Unlocking the Potential of Oxide‐Based Catalysts for CO2 Photo‐Hydrogenation: Oxygen Vacancies Promoted C─O Bond Cleavage in Key Intermediates

Abstract Oxygen vacancies are generally recognized to play significant roles in CO 2 adsorption and activation during CO 2 hydrogenation. However, by revisiting its structural/electronic affinity for a range of oxygen‐containing intermediates in CO 2 hydrogenation processes, the additional roles of oxygen vacancies can be long overlooked and underestimated.
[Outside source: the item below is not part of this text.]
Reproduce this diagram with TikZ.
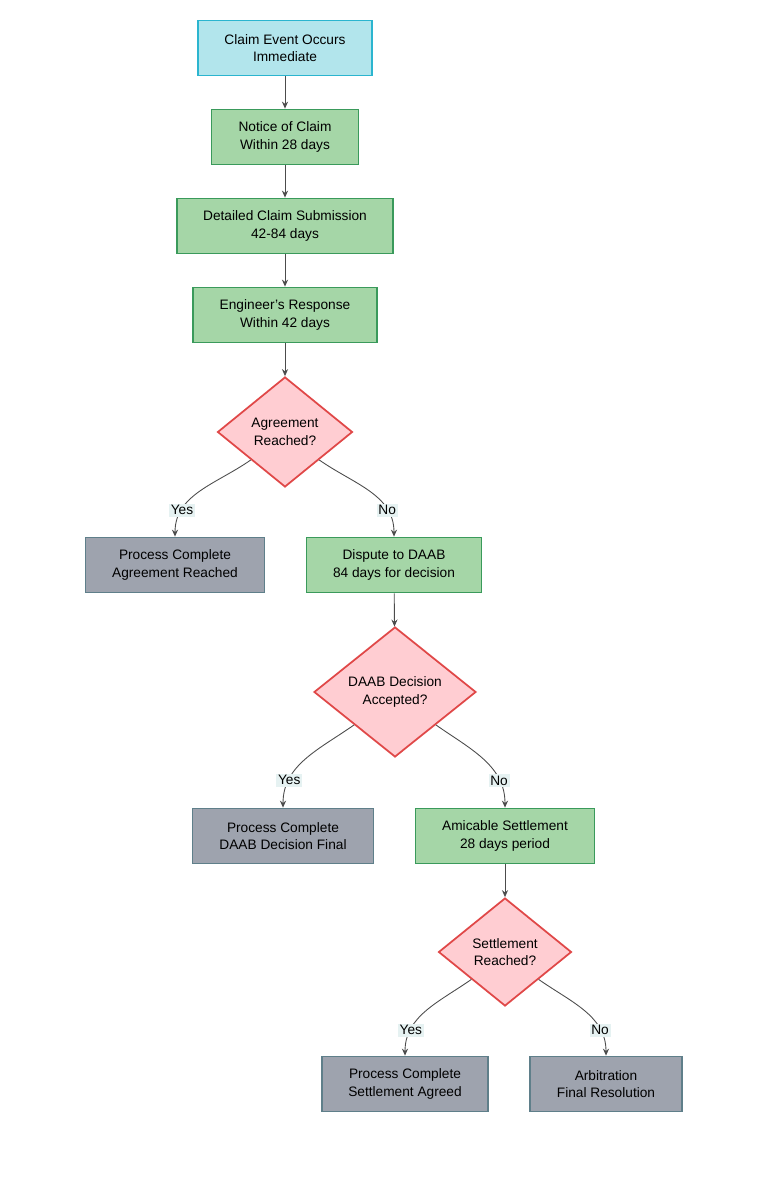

Herein, using CO 2 (photo‐)methanation as a model reaction, Co 3 O 4 with abundant oxygen vacancies is employed to investigate the relationship between oxygen vacancies and the formation/conversion of oxygen‐containing intermediates. Combined analyses of in situ diffuse reflectance infrared Fourier transform spectroscopy and theoretical calculations reveal that the key intermediate is formate, whose C─O bond cleavage is inferred to be the rate‐limiting step during CO 2 methanation on Co 3 O 4 . Remarkably, leveraging the oxygen vacancy‐mediated C─O bond scission to accelerate the conversion of formate, the CH 4 production activity (1108.1 mmol g −1 h −1 ) and selectivity (93%) are improved significantly. This comprehensive study provides valuable insights into the multifaceted roles of oxygen vacancies in CO 2 hydrogenation reactions, establishing a solid foundation toward the design and development of high‐performance oxide‐containing/‐based catalysts for the conversion of CO 2 into various valuable chemicals.